Auch wichtige Unternehmen geraten in Schieflage

Zudem geraten auch Unternehmen in Not, obwohl sie für ihre Branche wichtige Funktionen erfüllen. So verweist das ZDF auf die Schieflage der Project Immobilien GmbH: ein Projektentwickler der Baubranche, der in fast allen größeren deutschen Städten Baustellen unterhält. Und es ist nicht der einzige Projektentwickler auf dem Immobilienmarkt mit Problemen. Auch Centrum, Development Partners oder die Gerchgroup mussten zuvor schon in die Insolvenz. Infolge von steigenden Bauzinsen, Handwerkermangel und der Rekordinflation spürt die Baubranche derzeit die Zurückhaltung bei Immobilienprojekten: Die Aufträge brechen ein, geplante Vorhaben werden teilweise nicht mehr umgesetzt. Und dies trotz fehlendem Wohnraum speziell in einigen Großstädten.

Darüber hinaus gibt es Firmenpleiten, die vom Statistischen Bundesamt gar nicht erfasst werden: und dennoch spürbare Folgen haben. Beispiel Einzelhandel: "Hier muss man berücksichtigen, dass gerade im Handel viele Geschäfte einfach geschlossen werden, ohne dass die Geschäftsaufgaben in irgendeiner Insolvenzstatistik auftauchen", sagt René Glaser, Geschäftsführer des Handelsverbandes Sachsen, im Mitteldeutschen Rundfunk.

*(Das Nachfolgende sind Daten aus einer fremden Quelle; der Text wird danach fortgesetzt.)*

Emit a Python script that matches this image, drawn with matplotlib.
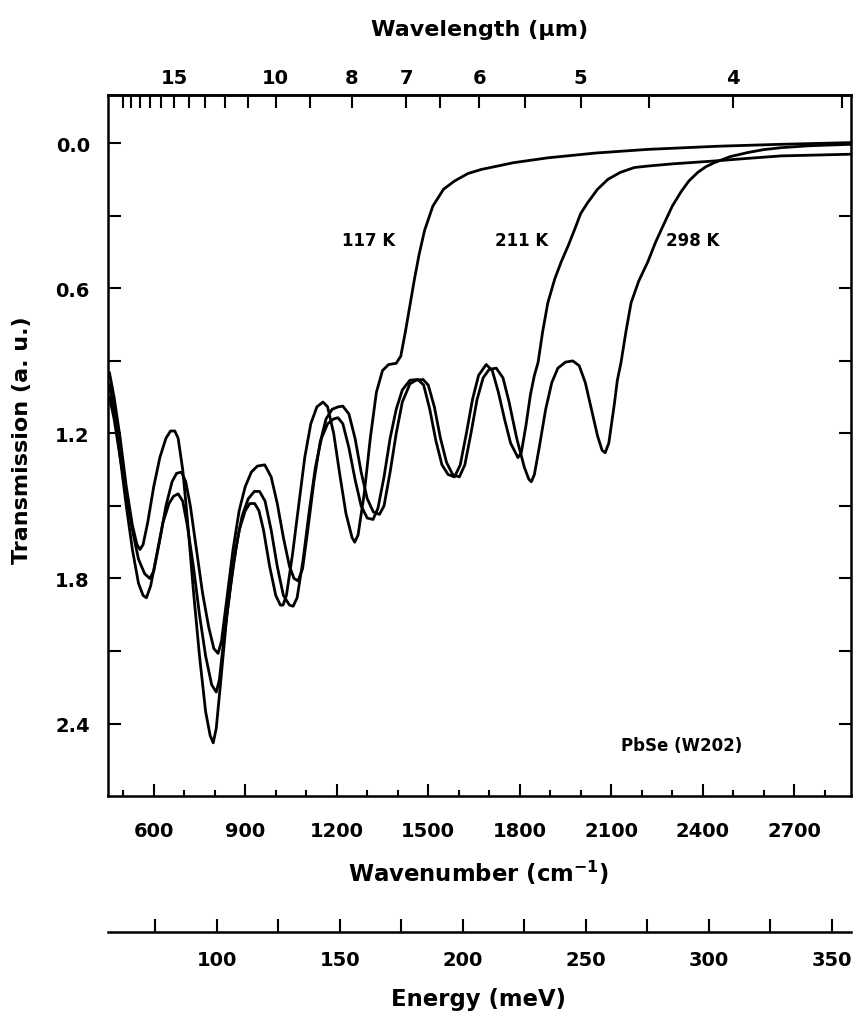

Der Handel sterbe weitgehend still: Zwischen 2019 und 2022 seien in Deutschland 40.000 Einzelhandelsstandorte zugemacht worden. Ein Grund dafür ist neben steigenden Kosten durch Innenstadtmieten und Mindestlohn, der Konsumzurückhaltung durch Inflation sowie dem Fachkräftemangel auch die wachsende Konkurrenz durch den Onlinehandel.

Die Gründe für den Anstieg der Unternehmensinsolvenzen sind komplex - und werden vom Statistischen Bundesamt nicht ausgewiesen. Zuletzt hatten Ökonomen unter anderem die Konsumzurückhaltung infolge hoher Inflation und steigender Zinsen, steigende Kosten und die Verteuerung von Investitionen sowie den Fachkräftemangel als Ursachen ausgemacht. Hohe Energiepreise tragen dazu bei, dass exportorientierte Anbieter weniger wettbewerbsfähig gegenüber ausländischen Konkurrenten sind. Und auch die überbordende Bürokratie sei ein Grund, weshalb viele Unternehmen zusätzliche Kosten haben.